Saturday, June 23, 2012

Too Hot on the Homefront

Here's some bad news for my home town in the near future

http://cmsimg.gdn.mydesert.com/apps/pbcsi.dll/bilde?Site=J1&Date=20120622&Category=NEWS07&ArtNo=206220311&Ref=AR&MaxW=640&Border=0&Study-Coachella-Valley-temps-could-rise-5-degrees-by-2041-change-landscape
First, I have to say I don't remember ANY smog blocking our view of the mountains like that when I was a kid.  The only memory that comes even close to the Santa Rosas and San Jacinto ever looking like the above picture was the day after the 1992 Landers' earthquake; it shook up so much dust and sand, you literally couldn't see the mountains. But if it really is going to get as hot as they say, I am sad for the ecological changes that will take place.  I have walked through much of the desert and mountains, and I can't imagine growing up there without it.

This ties in nicely with Silent Spring.  I just read her anecdote about how spraying for sagebrush in the American West completely altered all of the flora and fauna. Reading about how the ranchers wanted the sagebrush gone for grazing land painfully reminded me of a similarly selfish though I had when I was a child.

As a small girl (around 6), my daily ride to school would take me through the manicured and sculpted neighborhoods of the developed areas and out onto the highway that wound through the still-untouched desert.  Nothing but creosote and verbena and dunes in every direction for a good 20 minutes.  As a 6 year old with a short attention span, I would look at the vast desert and quickly become bored with it.  I clearly remembering complaining to my mom one day, "when are they going to build something here so it isn't so ugly?" 

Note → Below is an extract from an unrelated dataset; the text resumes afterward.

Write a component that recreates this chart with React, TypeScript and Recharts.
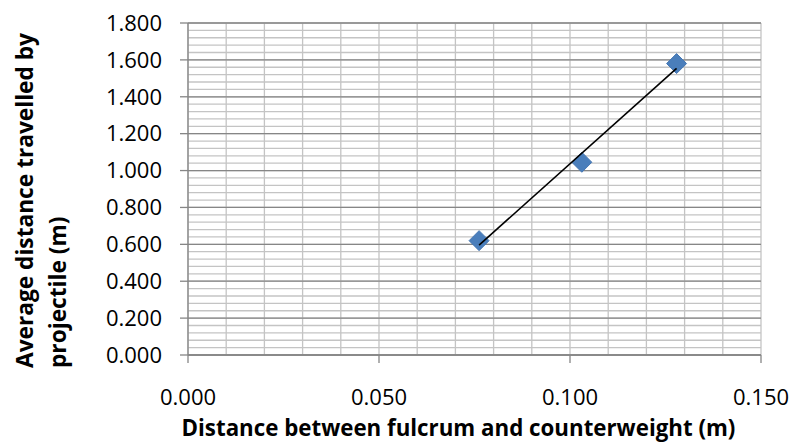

For some reason, that selfish sentiment of a 6 year old me has stuck with me ever since.  It wasn't long after that, that my teachers actually began teaching us science (which is amazing considering I went to an evangelical private school). When my 4th grade teacher began our ecology unit, my perspective of the desert changed almost overnight from seeing it as a wasteland to appreciating the astounding diversity the desert can harbor.

Not long after that came the boom of the early 1990's, and with it the development.  I have walked around with a guilty conscience about it for all this time, that my young wish was what brought all the development to the desert. I never felt guilty about my parents' divorce, but I felt responsible for destroying the desert.

Developers bought up the untouched desert. Hell, I used to take a short-cut to high school through several acres of desert, until it became a housing complex.  When you look at building statistics, the Coachella Valley is usually near the top of the list.  Population has skyrocketed, and with it came all those cars that made the smog in the picture above.

And this, in short, is one of the reasons I don't like visiting home. It's too sad.